Avenue Bread The difference between the Downtown and Fairhaven stores was amazing. Like, seriously. In Fairhaven there was this guy who invited me to his church, but it felt like he was doing it to try to get into the girl I worked with's pants. Somehow. Downtown Tony burned me a bunch of National CDs and we talked about such things when there weren't lines. One of the old guys who always came in actually died right there in the store.
The Rhyddings I wasn't there for The Fight that got Dave drinking again, but I'm pretty sure I've got nearly a book's worth of interesting characters waiting until I don't, you know, work there any more, to pop out of my head. Of course that would mean I wrote a book about bartending.
Winner Denny's has a 0.1 edge in the tie right now.

6. Interesting/Hot Co-Workers or Hey, is the Whole Staff Sleeping Together? Can I get in on that? Maybe just a little?
Dennys More interesting than Hot, but I could name about six or seven off the top of my head that ruled.
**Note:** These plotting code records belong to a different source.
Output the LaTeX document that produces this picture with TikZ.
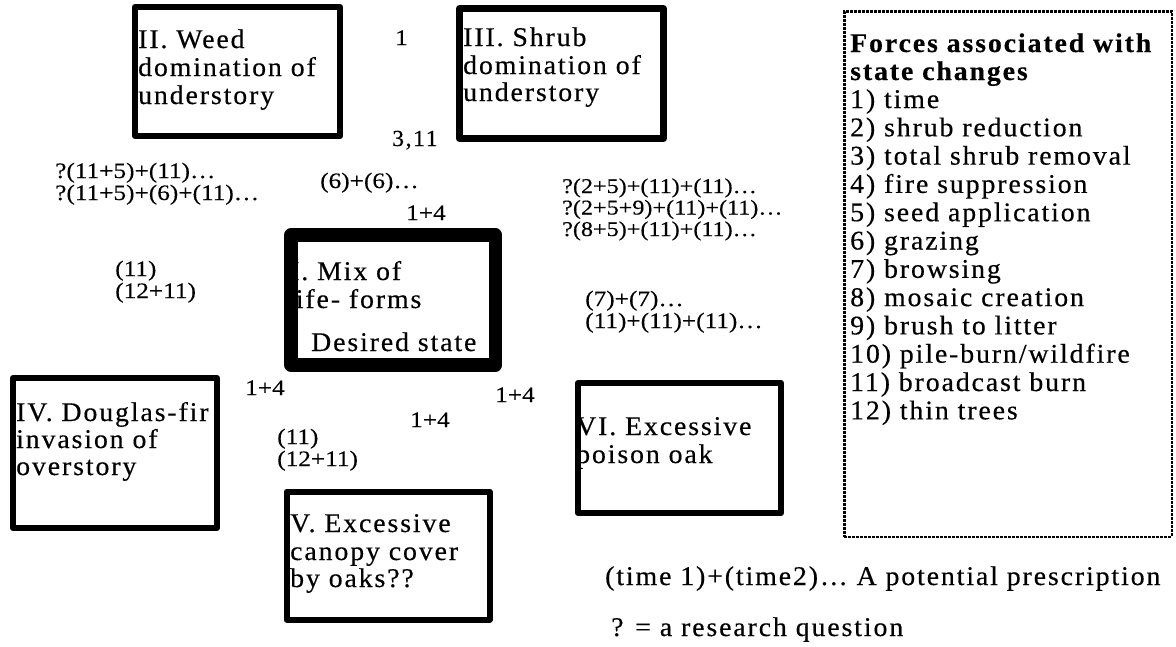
\documentclass[tikz,border=0pt]{standalone}
\usepackage{fontspec}
\setmainfont{Liberation Serif}
\newfontfamily\widefont[FakeStretch=1.03,LetterSpace=7,FakeBold=0.4]{Liberation Serif}
\newfontfamily\labfont[FakeStretch=1.15,FakeBold=0.3]{Liberation Serif}
\begin{document}
\begin{tikzpicture}[x=1pt,y=-1pt,
  statebox/.style={draw, line width=6pt, line join=round, inner sep=0pt, minimum width=#1},
  boxtxt/.style={anchor=base west, inner sep=0pt, font=\widefont\fontsize{27}{28}\selectfont},
  legtxt/.style={anchor=base west, inner sep=0pt, font=\widefont\fontsize{27}{28}\selectfont},
  legbold/.style={anchor=base west, inner sep=0pt, font=\widefont\bfseries\fontsize{27}{28}\selectfont},
  lab/.style={anchor=base west, inner sep=0pt, font=\labfont\fontsize{22}{20}\selectfont},
  labsm/.style={anchor=base west, inner sep=0pt, font=\labfont\fontsize{21}{20}\selectfont},
  widelab/.style={anchor=base west, inner sep=0pt, font=\widefont\fontsize{23}{24}\selectfont},
  legendbox/.style={draw, line width=2.5pt, dash pattern=on 3pt off 1pt, inner sep=0pt}]
\useasboundingbox (0,0) rectangle (1176,646);
\fill[white] (0,0) rectangle (1176,646);

% ---- box texts ----
\node[boxtxt] (t2a) at (138,48) {II. Weed};
\node[boxtxt] (t2b) at (138,76) {domination of};
\node[boxtxt] (t2c) at (138,104) {understory};

\node[boxtxt] (t3a) at (463,46) {III. Shrub};
\node[boxtxt] (t3b) at (463,74) {domination of};
\node[boxtxt] (t3c) at (463,101) {understory};

\node[boxtxt] (t1a) at (290,280) {I. Mix of};
\node[boxtxt] (t1b) at (286,308) {life- forms};
\node[boxtxt] (t1c) at (311,351) {Desired state};

\node[boxtxt] (t4a) at (16,421) {IV. Douglas-fir};
\node[boxtxt] (t4b) at (16,448) {invasion of};
\node[boxtxt] (t4c) at (16,475) {overstory};

\node[boxtxt] (t5a) at (290,532) {V. Excessive};
\node[boxtxt] (t5b) at (290,560) {canopy cover};
\node[boxtxt] (t5c) at (290,587) {by oaks??};

\node[boxtxt] (t6a) at (576,435) {VI. Excessive};
\node[boxtxt] (t6b) at (576,463) {poison oak};

% ---- transition labels ----
\node[lab] (l1) at (395,45) {1};
\node[widelab] (l311) at (392,146) {3,11};
\node[lab] (l66) at (320,188) {(6)+(6)\dots};
\node[lab] (l14a) at (406,220) {1+4};

\node[lab] (lw1) at (55,178) {?(11+5)+(11)\dots};
\node[lab] (lw2) at (55,200) {?(11+5)+(6)+(11)\dots};

\node[labsm] (ls1) at (562,193) {?(2+5)+(11)+(11)\dots};
\node[labsm] (ls2) at (562,214.5) {?(2+5+9)+(11)+(11)\dots};
\node[labsm] (ls3) at (562,236) {?(8+5)+(11)+(11)\dots};

\node[lab] (ld1) at (115,276) {(11)};
\node[lab] (ld2) at (115,298) {(12+11)};

\node[lab] (lp1) at (585,306) {(7)+(7)\dots};
\node[lab] (lp2) at (585,328) {(11)+(11)+(11)\dots};

\node[lab] (l14b) at (245,395) {1+4};
\node[lab] (l14c) at (495,402) {1+4};
\node[lab] (l14d) at (410,427) {1+4};

\node[lab] (lc1) at (277,444) {(11)};
\node[lab] (lc2) at (277,466) {(12+11)};

% ---- legend ----
\node[legbold] (h1) at (850,52) {Forces associated with};
\node[legbold] (h2) at (850,80) {state changes};
\node[legtxt] (f1) at (850,108.0) {1) time};
\node[legtxt] (f2) at (850,136.3) {2) shrub reduction};
\node[legtxt] (f3) at (850,164.6) {3) total shrub removal};
\node[legtxt] (f4) at (850,192.9) {4) fire suppression};
\node[legtxt] (f5) at (850,221.2) {5) seed application};
\node[legtxt] (f6) at (850,249.5) {6) grazing};
\node[legtxt] (f7) at (850,277.8) {7) browsing};
\node[legtxt] (f8) at (850,306.1) {8) mosaic creation};
\node[legtxt] (f9) at (850,334.4) {9) brush to litter};
\node[legtxt] (f10) at (850,362.7) {10) pile-burn/wildfire};
\node[legtxt] (f11) at (850,391.0) {11) broadcast burn};
\node[legtxt] (f12) at (850,419.3) {12) thin trees};

\node[legtxt] (n1) at (605,585) {(time 1)+(time2)\dots{} A potential prescription};
\node[legtxt] (n2) at (611,636) {? = a research question};

% ---- boxes (drawn over the text) ----
\node[statebox=205pt, minimum height=129pt] (s2) at (237.5,71.5) {};
\node[statebox=204pt, minimum height=130pt, line width=7pt] (s3) at (561.5,73.5) {};
\node[statebox=204.5pt, minimum height=130pt, line width=13.5pt] (s1) at (393.25,300) {};
\node[statebox=204pt, minimum height=150pt] (s4) at (115,453) {};
\node[statebox=203pt, minimum height=128pt] (s5) at (388,555.5) {};
\node[statebox=203pt, minimum height=130pt] (s6) at (679.5,448) {};
\node[legendbox, minimum width=327.5pt, minimum height=525.5pt] (leg) at (1008,274) {};
\end{tikzpicture}
\end{document}
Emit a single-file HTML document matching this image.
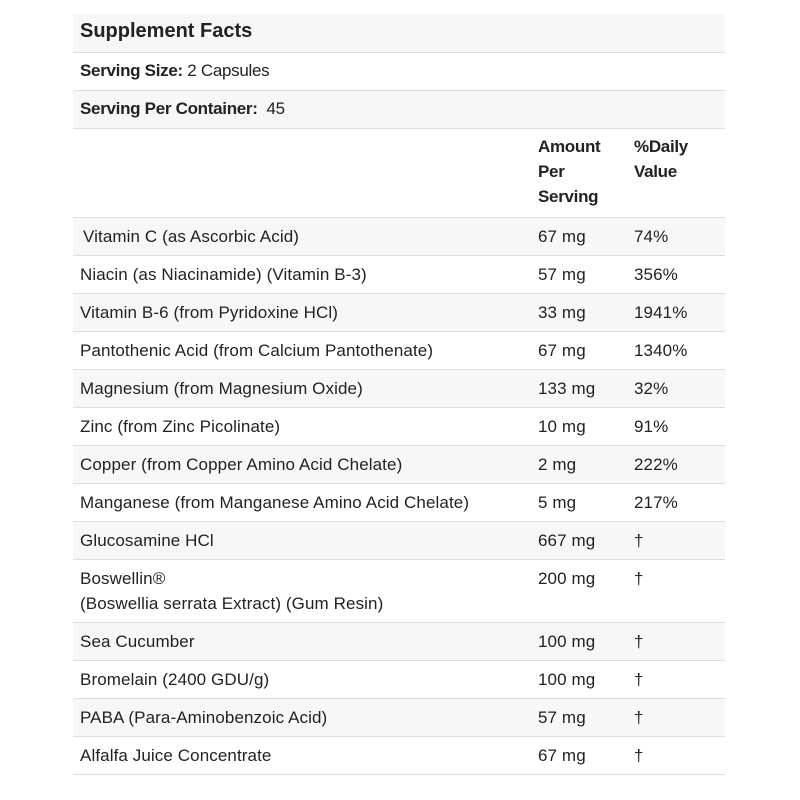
<!DOCTYPE html>
<html><head><meta charset="utf-8"><style>
body{margin:0;width:800px;height:800px;background:#fff;font-family:"Liberation Sans",sans-serif;color:#222;position:relative;overflow:hidden}
.r{position:absolute;left:73px;width:652px;border-bottom:1px solid #ddd;box-sizing:border-box}
.g{background:#f7f7f7}
.t{position:absolute;font-size:17px;letter-spacing:0.1px;white-space:nowrap;line-height:25px}
b{font-weight:bold}
</style></head><body>
<div class="r g" style="top:14px;height:39px"></div>
<div class="t" style="left:80px;top:19px;font-size:20px;font-weight:bold;letter-spacing:0">Supplement Facts</div>
<div class="r" style="top:53px;height:38px"></div>
<div class="t" style="left:80px;top:58px;letter-spacing:-0.3px"><b>Serving Size:</b> 2 Capsules</div>
<div class="r g" style="top:91px;height:38px"></div>
<div class="t" style="left:80px;top:96px;letter-spacing:-0.3px"><b>Serving Per Container:</b>&nbsp; 45</div>
<div class="r" style="top:129px;height:89px"></div>
<div class="t" style="left:538px;top:134px;font-weight:bold;letter-spacing:-0.3px">Amount<br>Per<br>Serving</div>
<div class="t" style="left:634px;top:134px;font-weight:bold;letter-spacing:-0.3px">%Daily<br>Value</div>

<div class="r g" style="top:218px;height:38px"></div>
<div class="t" style="left:83px;top:224px">Vitamin C (as Ascorbic Acid)</div><div class="t" style="left:538px;top:224px">67 mg</div><div class="t" style="left:634px;top:224px">74%</div>
<div class="r" style="top:256px;height:38px"></div>
<div class="t" style="left:80px;top:262px">Niacin (as Niacinamide) (Vitamin B-3)</div><div class="t" style="left:538px;top:262px">57 mg</div><div class="t" style="left:634px;top:262px">356%</div>
<div class="r g" style="top:294px;height:38px"></div>
<div class="t" style="left:80px;top:300px">Vitamin B-6 (from Pyridoxine HCl)</div><div class="t" style="left:538px;top:300px">33 mg</div><div class="t" style="left:634px;top:300px">1941%</div>
<div class="r" style="top:332px;height:38px"></div>
<div class="t" style="left:80px;top:338px">Pantothenic Acid (from Calcium Pantothenate)</div><div class="t" style="left:538px;top:338px">67 mg</div><div class="t" style="left:634px;top:338px">1340%</div>
<div class="r g" style="top:370px;height:38px"></div>
<div class="t" style="left:80px;top:376px">Magnesium (from Magnesium Oxide)</div><div class="t" style="left:538px;top:376px">133 mg</div><div class="t" style="left:634px;top:376px">32%</div>
<div class="r" style="top:408px;height:38px"></div>
<div class="t" style="left:80px;top:414px">Zinc (from Zinc Picolinate)</div><div class="t" style="left:538px;top:414px">10 mg</div><div class="t" style="left:634px;top:414px">91%</div>
<div class="r g" style="top:446px;height:38px"></div>
<div class="t" style="left:80px;top:452px">Copper (from Copper Amino Acid Chelate)</div><div class="t" style="left:538px;top:452px">2 mg</div><div class="t" style="left:634px;top:452px">222%</div>
<div class="r" style="top:484px;height:38px"></div>
<div class="t" style="left:80px;top:490px">Manganese (from Manganese Amino Acid Chelate)</div><div class="t" style="left:538px;top:490px">5 mg</div><div class="t" style="left:634px;top:490px">217%</div>
<div class="r g" style="top:522px;height:38px"></div>
<div class="t" style="left:80px;top:528px">Glucosamine HCl</div><div class="t" style="left:538px;top:528px">667 mg</div><div class="t" style="left:634px;top:528px">†</div>
<div class="r" style="top:560px;height:63px"></div>
<div class="t" style="left:80px;top:566px">Boswellin®<br>(Boswellia serrata Extract) (Gum Resin)</div><div class="t" style="left:538px;top:566px">200 mg</div><div class="t" style="left:634px;top:566px">†</div>
<div class="r g" style="top:623px;height:38px"></div>
<div class="t" style="left:80px;top:629px">Sea Cucumber</div><div class="t" style="left:538px;top:629px">100 mg</div><div class="t" style="left:634px;top:629px">†</div>
<div class="r" style="top:661px;height:38px"></div>
<div class="t" style="left:80px;top:667px">Bromelain (2400 GDU/g)</div><div class="t" style="left:538px;top:667px">100 mg</div><div class="t" style="left:634px;top:667px">†</div>
<div class="r g" style="top:699px;height:38px"></div>
<div class="t" style="left:80px;top:705px">PABA (Para-Aminobenzoic Acid)</div><div class="t" style="left:538px;top:705px">57 mg</div><div class="t" style="left:634px;top:705px">†</div>
<div class="r" style="top:737px;height:38px"></div>
<div class="t" style="left:80px;top:743px">Alfalfa Juice Concentrate</div><div class="t" style="left:538px;top:743px">67 mg</div><div class="t" style="left:634px;top:743px">†</div>
</body></html>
Nikki, whose house I'd watch movies at after work while her and her bf smoked copious amounts of anything, (sometimes-token) Black Guy Corry, who, when he got a shift he didn't like would say things like "I guess I'm the nigger today." Many other stories.
Port of Subs I worked at all times with one other underling and a Punjab couple (Parmjit and Kudlippe) who ran the store with an iron fist. For about two weeks James "horsewhip" Burns was one of those. Around the same time Grant Cross applied for a job and it looked like we were going to be the most hipster-fried sub shop in all of bellingham. Didn't pan out, though.
Avenue Bread "It is not my 'opinion' that everyone you work with is Fucking Hot. I am simply observing a fact."-- Jake, on my co-workers.
The Rhyddings Its hard to judge when you're still there, actually. Some great folks, some run-of-the-mill, some interesting enough and then there's Huwie.
Winner Avenue for Hot, definitely, with enough interesting mixed in I don't feel entirely shallow saying so. Includes Ellie, who got the poem written about her. Rhyds and Dennys may tie for interesting, if you take into account people like Keiran or Dave Beer. Port of Subs for Movie of the Week elements.

7. Morally Redeeming Elements I.E. Am I working for The Man? Do I hate myself for serving people this terrible food? How crushed is my soul by this? What's cool about this job?
Denny's Totally working for The Man. Chewed through employees like a dog through food. Employee discounts on meals, free soda.
Port of Subs The days I felt really angry or depressed I reminded myself that I was working for a immigrant family-owned franchise. And it was paying for little Jasmine's school.
Avenue Bread Free coffee, sandwiches, pastries at the end of the day. All local ingredients, everything donated to charity at the end of the day. Possibly the Greenest place I've ever seen, and run by completely business-savvy types who didn't do it so much because they were Hippies (they were pretty right-wing) but because hey-- this is smart.
The Rhyds Its not a chain-pub (i.e. reflex) and it services a local neighborhood. So that's good. But employee discounts? Pah. Green? Er, I guess we recycle.
Winner Avenue, by a long shot.

8. General Morale How depressing IS it?
Dennys Fluctuated wildly, depending on the GM. No one wants to work at Dennys for too long, but ironically it was those who'd worked there a while, chain-smoked and read Vonnegut and said that yeah "someday" they'd do something else, but fuck it, who really survived.
Port of Subs "I have to be work here every day. No friends, no life. I can to be very depressed. Is like Jail."-- Kudlippe.
Avenue Bread Depended how hungover we all were. Our boss could tell the difference between really sick and "A Night at Rumours."
The Rhyds We love how much we "hate" it there, but somehow end up there even when we weren't supposed to be.
Winner Er, probably the Rhyds. Due more to personal growth than anything else, or the fact that it all just feels so much like a story.

alright. that's enough. the rain hasn't stopped. I'm going to take some ibruprofen and call a dentist.

1 comment:

liralen said...

I really enjoyed this. trying to make 'laughing out loud to myself like an idiot' more of a regular occurrence.